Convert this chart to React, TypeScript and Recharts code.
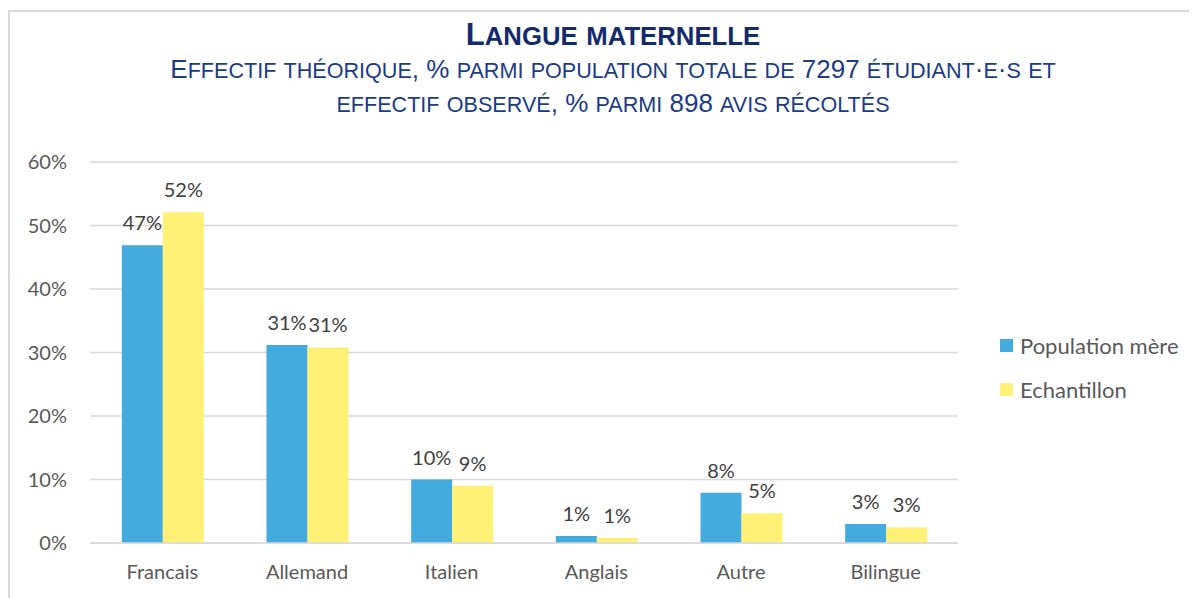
import { Bar, BarChart, CartesianGrid, LabelList, XAxis, YAxis } from "recharts";

const categories = ["Francais", "Allemand", "Italien", "Anglais", "Autre", "Bilingue"];
const populationMere = [46.9, 31.2, 10.0, 1.1, 7.9, 3.0];
const echantillon = [52.1, 30.8, 9.0, 0.8, 4.7, 2.5];
const yTicks = [0, 10, 20, 30, 40, 50, 60];

const BLUE = "#43ABDE";
const YELLOW = "#FFF176";
const GRAY_TEXT = "#595959";
const NAVY = "#142A6E";
const FONT = "Lato, 'Open Sans', sans-serif";
const NARROW = "'Liberation Sans Narrow', 'Liberation Sans', Arial, sans-serif";

const data = categories.map((name, i) => ({
    name,
    pop: populationMere[i],
    ech: echantillon[i],
}));

const pct = (v: any) => `${Math.round(Number(v))}%`;

// Word-style small caps: lowercase letters become capitals at a reduced size
function SmallCaps({ text, size }: { text: string; size: number }) {
    const parts: { t: string; small: boolean }[] = [];
    for (const ch of text) {
        const small = ch !== ch.toUpperCase();
        const last = parts[parts.length - 1];
        if (last && last.small === small) last.t += ch;
        else parts.push({ t: ch, small });
    }
    return (
        <>
            {parts.map((p, i) =>
                p.small ? (
                    <span key={i} style={{ fontSize: size * 0.83 }}>{p.t.toUpperCase()}</span>
                ) : (
                    <span key={i}>{p.t}</span>
                )
            )}
        </>
    );
}

export default function App() {
    return (
        <div style={{ position: "relative", width: 1189, height: 590, fontFamily: FONT }}>
            <div
                style={{
                    position: "absolute",
                    left: 0,
                    top: 2,
                    width: 1189,
                    height: 600,
                    borderLeft: "2px solid #d9d9d9",
                    borderTop: "2px solid #d9d9d9",
                    boxSizing: "border-box",
                }}
            />
            <div
                style={{
                    position: "absolute",
                    left: 0,
                    width: 1210,
                    top: 10,
                    textAlign: "center",
                    color: NAVY,
                    fontFamily: NARROW,
                }}
            >
                <div style={{ fontSize: 31, fontWeight: "bold", lineHeight: "34px" }}>
                    <SmallCaps text="Langue maternelle" size={31} />
                </div>
                <div style={{ fontSize: 26, lineHeight: "33px", color: "#1B3A8A" }}>
                    <SmallCaps text="Effectif théorique, % parmi population totale de 7297 étudiant·e·s et" size={26} />
                    <br />
                    <SmallCaps text="effectif observé, % parmi 898 avis récoltés" size={26} />
                </div>
            </div>

            <div style={{ position: "absolute", left: 0, top: 0 }}>
                <BarChart
                    width={1189}
                    height={590}
                    data={data}
                    margin={{ top: 154, right: 239, left: 0, bottom: 0 }}
                    barCategoryGap="22%"
                    barGap={0}
                >
                    <CartesianGrid vertical={false} stroke="#d9d9d9" strokeWidth={1.5} />
                    <XAxis
                        dataKey="name"
                        height={55}
                        axisLine={{ stroke: "#d9d9d9", strokeWidth: 1.5 }}
                        tickLine={false}
                        tickSize={0}
                        tickMargin={22}
                        tick={{ fill: GRAY_TEXT, fontSize: 20, fontFamily: FONT }}
                    />
                    <YAxis
                        width={82}
                        domain={[0, 60]}
                        ticks={yTicks}
                        tickFormatter={(v) => `${v}%`}
                        axisLine={false}
                        tickLine={false}
                        tickSize={0}
                        tickMargin={23}
                        tick={{ fill: GRAY_TEXT, fontSize: 20, fontFamily: FONT }}
                    />
                    <Bar dataKey="pop" fill={BLUE} isAnimationActive={false}>
                        <LabelList
                            dataKey="pop"
                            position="top"
                            offset={15}
                            formatter={pct}
                            style={{ fill: "#404040", fontSize: 20, fontFamily: FONT }}
                        />
                    </Bar>
                    <Bar dataKey="ech" fill={YELLOW} isAnimationActive={false}>
                        <LabelList
                            dataKey="ech"
                            position="top"
                            offset={15}
                            formatter={pct}
                            style={{ fill: "#404040", fontSize: 20, fontFamily: FONT }}
                        />
                    </Bar>
                </BarChart>
            </div>

            <div style={{ position: "absolute", left: 992, top: 325, color: GRAY_TEXT, fontSize: 22 }}>
                {[
                    { label: "Population mère", color: BLUE },
                    { label: "Echantillon", color: YELLOW },
                ].map((item) => (
                    <div key={item.label} style={{ display: "flex", alignItems: "center", height: 24, marginBottom: 20 }}>
                        <span style={{ width: 13, height: 13, background: item.color, marginRight: 7, display: "inline-block" }} />
                        <span>{item.label}</span>
                    </div>
                ))}
            </div>
        </div>
    );
}
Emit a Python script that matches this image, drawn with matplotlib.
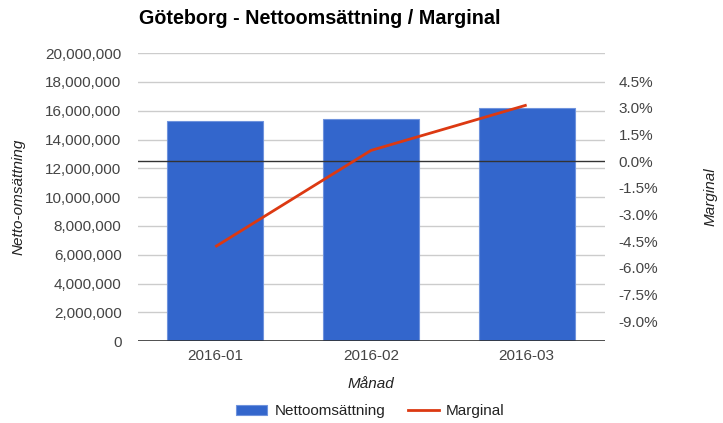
○ ○ ○
Task directions: Make a list of all lines in the data that contain "this".

Exercise answer:
Convert this chart to React, TypeScript and Recharts code.
Emit a Python script that matches this image, drawn with matplotlib.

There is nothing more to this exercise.